EXERCISE INPUTS >>
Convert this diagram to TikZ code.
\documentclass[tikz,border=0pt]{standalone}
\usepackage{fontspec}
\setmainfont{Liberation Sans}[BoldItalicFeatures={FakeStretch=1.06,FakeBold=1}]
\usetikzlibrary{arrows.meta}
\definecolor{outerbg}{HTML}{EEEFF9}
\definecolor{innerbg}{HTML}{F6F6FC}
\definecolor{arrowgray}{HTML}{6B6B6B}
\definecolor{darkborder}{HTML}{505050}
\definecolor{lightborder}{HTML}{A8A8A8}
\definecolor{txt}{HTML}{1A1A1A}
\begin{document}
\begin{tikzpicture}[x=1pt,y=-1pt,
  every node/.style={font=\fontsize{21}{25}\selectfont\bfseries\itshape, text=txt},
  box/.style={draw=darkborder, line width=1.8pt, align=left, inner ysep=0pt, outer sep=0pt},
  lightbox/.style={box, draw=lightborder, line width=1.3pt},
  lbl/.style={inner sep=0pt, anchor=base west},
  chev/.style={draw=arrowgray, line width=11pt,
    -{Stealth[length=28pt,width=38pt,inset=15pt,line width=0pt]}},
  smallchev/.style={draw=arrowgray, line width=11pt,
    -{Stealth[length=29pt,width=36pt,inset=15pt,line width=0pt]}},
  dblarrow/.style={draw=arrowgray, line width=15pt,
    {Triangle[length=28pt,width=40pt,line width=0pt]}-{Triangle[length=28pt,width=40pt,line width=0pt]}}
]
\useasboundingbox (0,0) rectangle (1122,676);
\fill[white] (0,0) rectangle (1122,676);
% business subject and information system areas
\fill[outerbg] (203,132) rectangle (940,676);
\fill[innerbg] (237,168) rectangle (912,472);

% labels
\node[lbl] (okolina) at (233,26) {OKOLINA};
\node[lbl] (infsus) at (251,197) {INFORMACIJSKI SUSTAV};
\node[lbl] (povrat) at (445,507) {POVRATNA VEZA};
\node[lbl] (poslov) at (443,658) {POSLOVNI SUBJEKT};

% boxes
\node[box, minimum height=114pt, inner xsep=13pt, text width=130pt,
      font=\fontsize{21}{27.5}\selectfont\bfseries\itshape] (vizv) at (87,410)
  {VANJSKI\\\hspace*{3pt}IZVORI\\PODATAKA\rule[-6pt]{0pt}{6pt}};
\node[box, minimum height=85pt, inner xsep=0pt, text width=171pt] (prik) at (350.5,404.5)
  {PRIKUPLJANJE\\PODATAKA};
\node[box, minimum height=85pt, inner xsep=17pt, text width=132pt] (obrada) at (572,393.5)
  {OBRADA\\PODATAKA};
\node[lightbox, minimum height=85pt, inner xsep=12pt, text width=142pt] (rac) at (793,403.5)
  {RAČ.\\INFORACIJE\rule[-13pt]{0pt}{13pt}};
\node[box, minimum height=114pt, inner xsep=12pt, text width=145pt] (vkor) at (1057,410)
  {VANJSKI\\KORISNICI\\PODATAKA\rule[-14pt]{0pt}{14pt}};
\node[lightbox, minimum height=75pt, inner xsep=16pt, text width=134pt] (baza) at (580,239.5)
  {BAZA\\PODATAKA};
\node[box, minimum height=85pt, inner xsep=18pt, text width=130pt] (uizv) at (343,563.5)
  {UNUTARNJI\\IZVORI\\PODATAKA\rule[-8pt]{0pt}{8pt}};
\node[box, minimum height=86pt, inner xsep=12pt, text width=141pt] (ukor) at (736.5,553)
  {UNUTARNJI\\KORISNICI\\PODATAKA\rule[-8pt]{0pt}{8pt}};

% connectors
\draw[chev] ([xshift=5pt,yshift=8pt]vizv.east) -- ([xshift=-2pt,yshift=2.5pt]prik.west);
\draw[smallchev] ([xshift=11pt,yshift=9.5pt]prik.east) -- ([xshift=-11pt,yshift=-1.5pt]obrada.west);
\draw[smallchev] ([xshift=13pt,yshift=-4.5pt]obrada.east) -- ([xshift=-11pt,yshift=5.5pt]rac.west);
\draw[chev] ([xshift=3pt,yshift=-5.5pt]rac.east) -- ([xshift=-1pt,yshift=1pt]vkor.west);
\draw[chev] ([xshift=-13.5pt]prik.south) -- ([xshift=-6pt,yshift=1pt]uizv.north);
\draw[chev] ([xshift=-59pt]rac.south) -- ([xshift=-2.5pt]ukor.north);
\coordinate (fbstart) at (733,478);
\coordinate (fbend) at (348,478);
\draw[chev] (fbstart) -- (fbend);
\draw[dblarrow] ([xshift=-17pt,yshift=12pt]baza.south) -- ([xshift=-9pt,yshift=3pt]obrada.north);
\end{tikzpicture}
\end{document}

--

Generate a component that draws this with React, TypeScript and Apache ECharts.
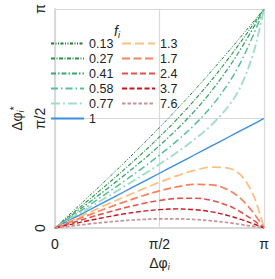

WHAT TO PRODUCE >> Return exactly, and only, the lines from the one containing "Convert this diagram to TikZ code." down to the one containing "(poslov) at (443,658)", with both of those lines included.

THE RESULT >>
Convert this diagram to TikZ code.
\documentclass[tikz,border=0pt]{standalone}
\usepackage{fontspec}
\setmainfont{Liberation Sans}[BoldItalicFeatures={FakeStretch=1.06,FakeBold=1}]
\usetikzlibrary{arrows.meta}
\definecolor{outerbg}{HTML}{EEEFF9}
\definecolor{innerbg}{HTML}{F6F6FC}
\definecolor{arrowgray}{HTML}{6B6B6B}
\definecolor{darkborder}{HTML}{505050}
\definecolor{lightborder}{HTML}{A8A8A8}
\definecolor{txt}{HTML}{1A1A1A}
\begin{document}
\begin{tikzpicture}[x=1pt,y=-1pt,
  every node/.style={font=\fontsize{21}{25}\selectfont\bfseries\itshape, text=txt},
  box/.style={draw=darkborder, line width=1.8pt, align=left, inner ysep=0pt, outer sep=0pt},
  lightbox/.style={box, draw=lightborder, line width=1.3pt},
  lbl/.style={inner sep=0pt, anchor=base west},
  chev/.style={draw=arrowgray, line width=11pt,
    -{Stealth[length=28pt,width=38pt,inset=15pt,line width=0pt]}},
  smallchev/.style={draw=arrowgray, line width=11pt,
    -{Stealth[length=29pt,width=36pt,inset=15pt,line width=0pt]}},
  dblarrow/.style={draw=arrowgray, line width=15pt,
    {Triangle[length=28pt,width=40pt,line width=0pt]}-{Triangle[length=28pt,width=40pt,line width=0pt]}}
]
\useasboundingbox (0,0) rectangle (1122,676);
\fill[white] (0,0) rectangle (1122,676);
% business subject and information system areas
\fill[outerbg] (203,132) rectangle (940,676);
\fill[innerbg] (237,168) rectangle (912,472);

% labels
\node[lbl] (okolina) at (233,26) {OKOLINA};
\node[lbl] (infsus) at (251,197) {INFORMACIJSKI SUSTAV};
\node[lbl] (povrat) at (445,507) {POVRATNA VEZA};
\node[lbl] (poslov) at (443,658) {POSLOVNI SUBJEKT};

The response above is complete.